At times in looking for jobs, she said, she's felt her record hampered her chances. "They can choose between you and the person with the clean record," she said.
"I've completed progressive steps to strengthen my life, but I still have those convictions," she said.
Jones recalled similar challenges. After growing up in Highlands County, he said, he moved to Atlanta in 1986 and was in prison by 1991, after having committed armed robbery at the age of 18.
When he got out of prison, he found a decent job. But when his supervisor became ill, everything soured. He got a new boss and "once he found out I had a background, he was real harsh on me," Jones said.
After leaving that job, Jones had trouble finding work and eventually turned to selling drugs to support his family. He ended up back in prison. But in 2000, he said, "I gave my life to Christ."
Jones, who said he received clemency from former Gov.
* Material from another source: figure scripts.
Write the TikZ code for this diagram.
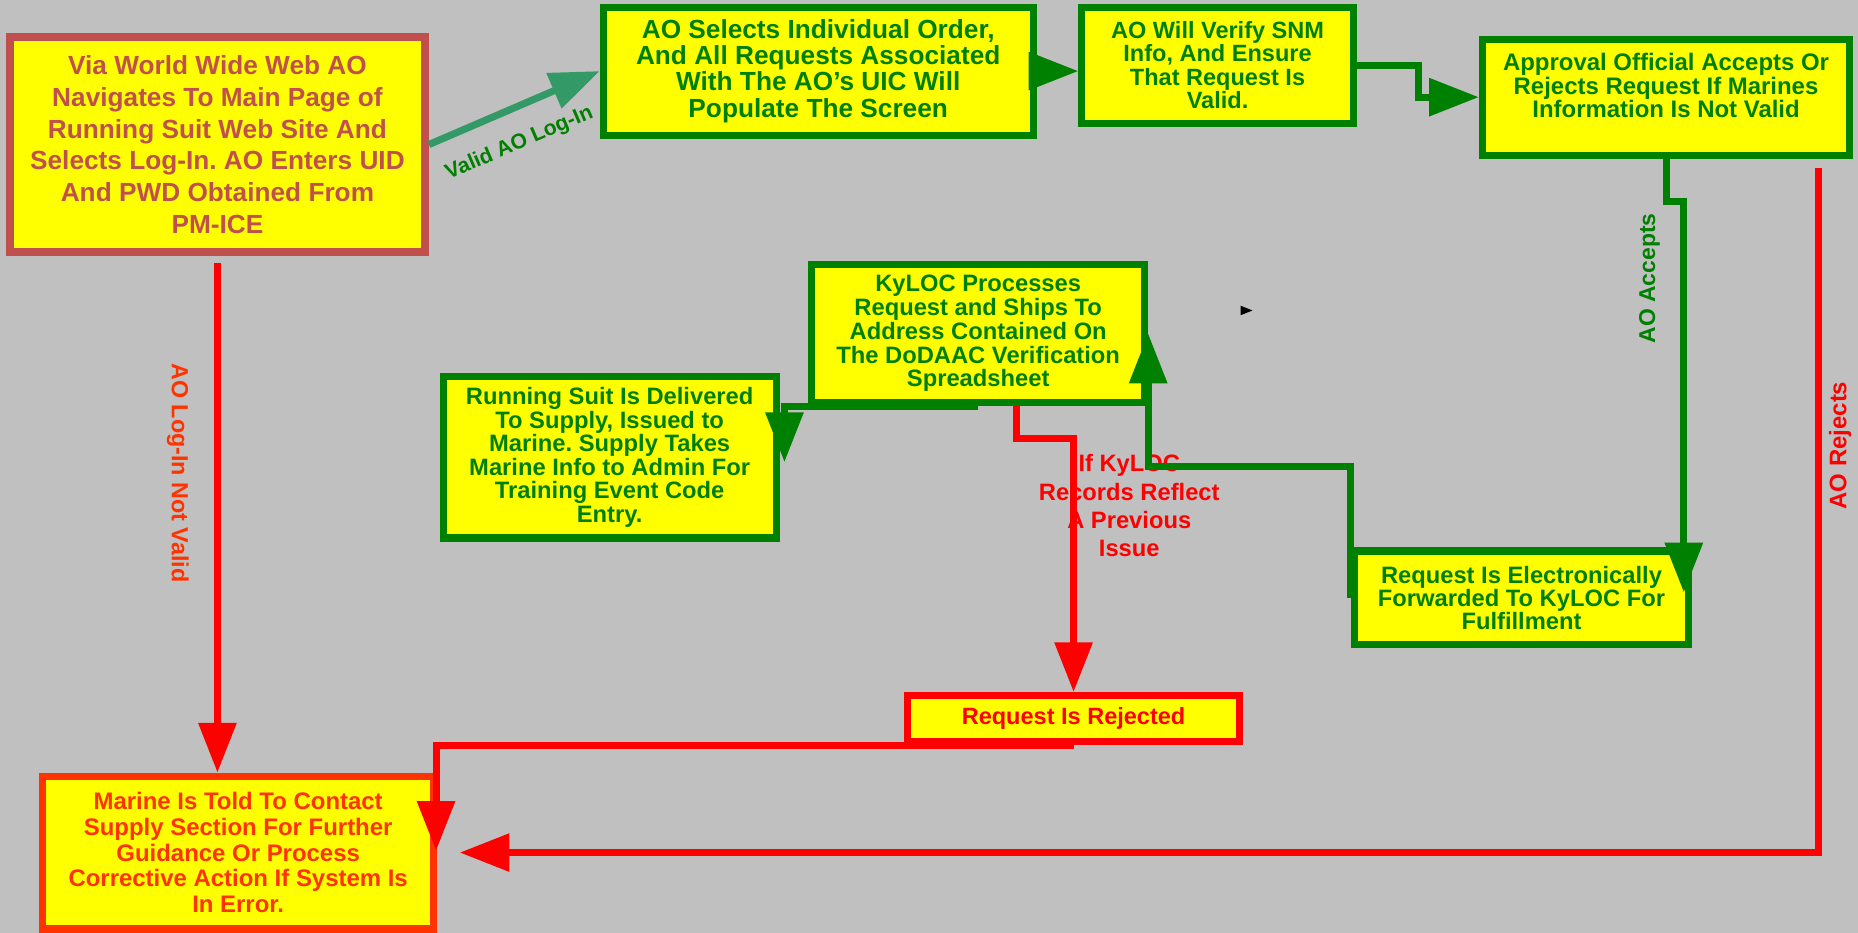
\documentclass[tikz,border=0pt]{standalone}
\usepackage{fontspec}
\setmainfont{Liberation Sans}
\usepackage{xcolor}
\usepackage{tikz}
\usetikzlibrary{arrows.meta, positioning}
\frenchspacing

\definecolor{bggray}{HTML}{C0C0C0}
\definecolor{boxyellow}{HTML}{FFFF00}
\definecolor{boxgreen}{HTML}{008000}
\definecolor{webred}{HTML}{C0504D}
\definecolor{loginteal}{HTML}{339966}
\definecolor{rejred}{HTML}{FF0000}
\definecolor{errorange}{HTML}{FF3300}

\tikzset{
	stepbox/.style={fill=boxyellow, line width=0.12cm, align=center, inner sep=0pt},
	greenbox/.style={stepbox, draw=boxgreen, text=boxgreen},
	flow/.style={line width=0.12cm, -{Triangle[length=0.84cm, width=0.62cm]}},
	greenflow/.style={flow, color=boxgreen},
	redflow/.style={flow, color=rejred},
	tealflow/.style={flow, color=loginteal},
}

\begin{document}
\begin{tikzpicture}[x=0.02cm, y=-0.02cm]
				\fill[bggray] (0,0) rectangle (1568,787);
				\useasboundingbox (0,0) rectangle (1568,787);

				\node[stepbox, draw=webred, text=webred, line width=0.14cm, minimum width=7cm, minimum height=3.62cm, font=\bfseries\fontsize{12.6}{15.2}\selectfont] (web) at (183.5,122) {Via World Wide Web AO\\Navigates To Main Page of\\Running Suit Web Site And\\Selects Log-In. AO Enters UID\\And PWD Obtained From\\PM-ICE};
				\node[greenbox, minimum width=7.26cm, minimum height=2.16cm, font=\bfseries\fontsize{12.6}{12.6}\selectfont] (order) at (690.5,60) {AO Selects Individual Order,\\And All Requests Associated\\With The AO’s UIC Will\\Populate The Screen};
				\node[greenbox, minimum width=4.58cm, minimum height=1.96cm, font=\bfseries\fontsize{11.3}{11.3}\selectfont] (verify) at (1027.5,55) {AO Will Verify SNM\\Info, And Ensure\\That Request Is\\Valid.};
				\node[greenbox, minimum width=6.2cm, minimum height=1.96cm, font=\bfseries\fontsize{11.5}{11.3}\selectfont] (approve) at (1406,82) {Approval Official Accepts Or\\Rejects Request If Marines\\Information Is Not Valid\\\mbox{}};
				\node[greenbox, minimum width=5.62cm, minimum height=2.34cm, font=\bfseries\fontsize{11.4}{11.4}\selectfont] (kyloc) at (825.5,281.5) {KyLOC Processes\\Request and Ships To\\Address Contained On\\The DoDAAC Verification\\Spreadsheet};
				\node[greenbox, minimum width=5.62cm, minimum height=2.72cm, font=\bfseries\fontsize{11.4}{11.3}\selectfont] (deliver) at (514.5,386) {Running Suit Is Delivered\\To Supply, Issued to\\Marine. Supply Takes\\Marine Info to Admin For\\Training Event Code\\Entry.};
				\node[greenbox, minimum width=5.64cm, minimum height=1.58cm, font=\bfseries\fontsize{11.4}{11.1}\selectfont] (forward) at (1284,504.5) {Request Is Electronically\\Forwarded To KyLOC For\\Fulfillment};
				\node[stepbox, draw=rejred, text=rejred, minimum width=5.6cm, minimum height=0.78cm, font=\bfseries\fontsize{11.3}{11.3}\selectfont] (rejected) at (906,606.5) {Request Is Rejected};
				\node[stepbox, draw=errorange, text=errorange, minimum width=6.6cm, minimum height=2.58cm, font=\bfseries\fontsize{11.5}{12.4}\selectfont] (told) at (201,719.5) {Marine Is Told To Contact\\Supply Section For Further\\Guidance Or Process\\Corrective Action If System Is\\In Error.};

				\node[rotate=90, text=boxgreen, font=\bfseries\fontsize{11}{11}\selectfont] (acceptlbl) at (1392,235) {AO Accepts};
				\node[rotate=90, text=rejred, font=\bfseries\fontsize{11.5}{11.5}\selectfont] (rejectlbl) at (1553,376) {AO Rejects};
				\node[rotate=-90, text=errorange, font=\bfseries\fontsize{11.2}{11.2}\selectfont] (invalidlbl) at (150,399) {AO Log-In Not Valid};
				\node[align=center, text=rejred, font=\bfseries\fontsize{11.4}{13.6}\selectfont] (kylocif) at (953,427) {If KyLOC\\Records Reflect\\A Previous\\Issue};

				\coordinate (fwdtip) at (1421,500);
				\coordinate (rejstart) at (1535,142);
				\coordinate (deltip) at (662,390);
				\coordinate (toldtip) at (368,718);

				\draw[tealflow] (web.east) -- node[sloped, below=0.24cm, pos=0.45, text=boxgreen, font=\bfseries\fontsize{10.2}{10.2}\selectfont] (validlbl) {Valid AO Log-In} (order.west);
				\draw[greenflow] (order.east) -- (order.east -| verify.west);
				\draw[greenflow] (verify.east) -- ++(52,0) |- (approve.west);
				\draw[greenflow] (approve.south) -- ++(0,36) -| (fwdtip);
				\draw[redflow] (rejstart) |- ([xshift=0.38cm]told.east);
				\draw[redflow] ([yshift=-0.12cm]web.south) -- (web.south |- told.north);
				\draw[greenflow] (forward.west) -- ++(0,-111) -| (kyloc.east);
				\draw[greenflow] (kyloc.south) -| (deltip);
				\draw[redflow] ([xshift=0.65cm]kyloc.south) -- ++(0,27) -| (rejected.north);
				\draw[redflow] (rejected.south) -| (toldtip);

				\fill (1047,258) -- (1057,262) -- (1047,266) -- cycle;
			\end{tikzpicture}
\end{document}
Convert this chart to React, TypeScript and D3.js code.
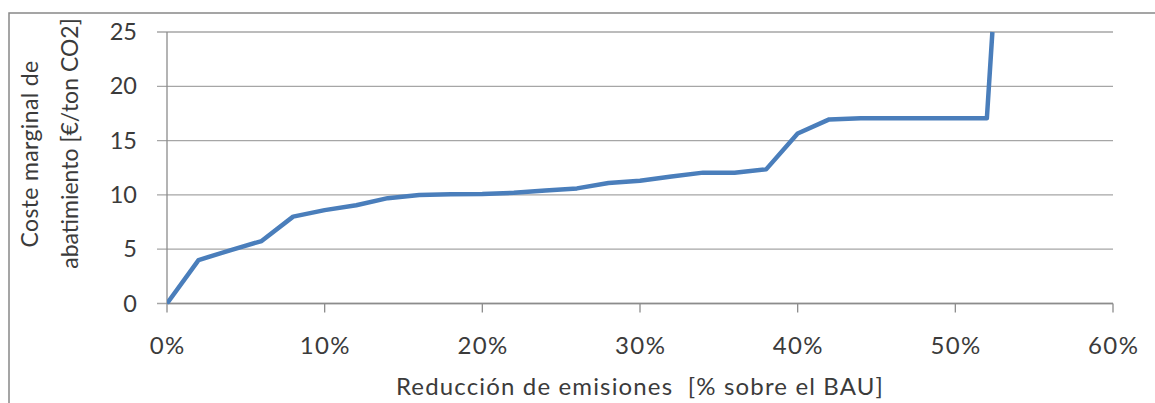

Charlie Crist in 2007 and earned two college degrees, now helps ex-offenders in Polk and Highlands County. He said he educates them on methods that will help bring about a successful job interview. Among other venues he meets with youth at Avon Park Youth Academy, where a riot last year closed the facility for several days.
"I can relate to them," he said. "I can tell them, I've been in your shoes. I've been a delinquent."
In between performances during a Christian rap concert, Jones recently told youth at Avon Park Youth Academy that, "I can see a part of myself in all of you."
At the time he moved toward becoming a Christian, he said, "I just got tired of going to jail. It's called insanity if you do the same thing over and over."
One youth, who was allowed to be interviewed on stipulation his name not be used, called the event "awesome."
"He's been in our shoes," he said. "He knows what we're talking about."
In Lake Placid, Sammy Telesco, who works with youth at his Str8up ministry, said he's faced the challenges after serving time in prison for multiple bank robberies. He said, though, he's confident that ex-cons can find jobs. Although many of those jobs may provide low salaries, Telesco said, the work provides a chance to strive for better opportunities.
Telesco said through his prior work experience he got work in Avon Park at a tire shop. He worked for a few years, and while he was grateful for the second chance and the way he was treated, he left because he saw the need for a youth ministry.
Many ex-cons could get started on the right path, but their attitudes get in the way, he said.
The problem is many of the ex-cons without skills or experience don't want to start with low-paying jobs or they bring an attitude to the interview, he said.
But with a change in attitude, he said, they can find jobs.
"If you're sincere and want to do the right thing, someone wants to give you the chance," he said.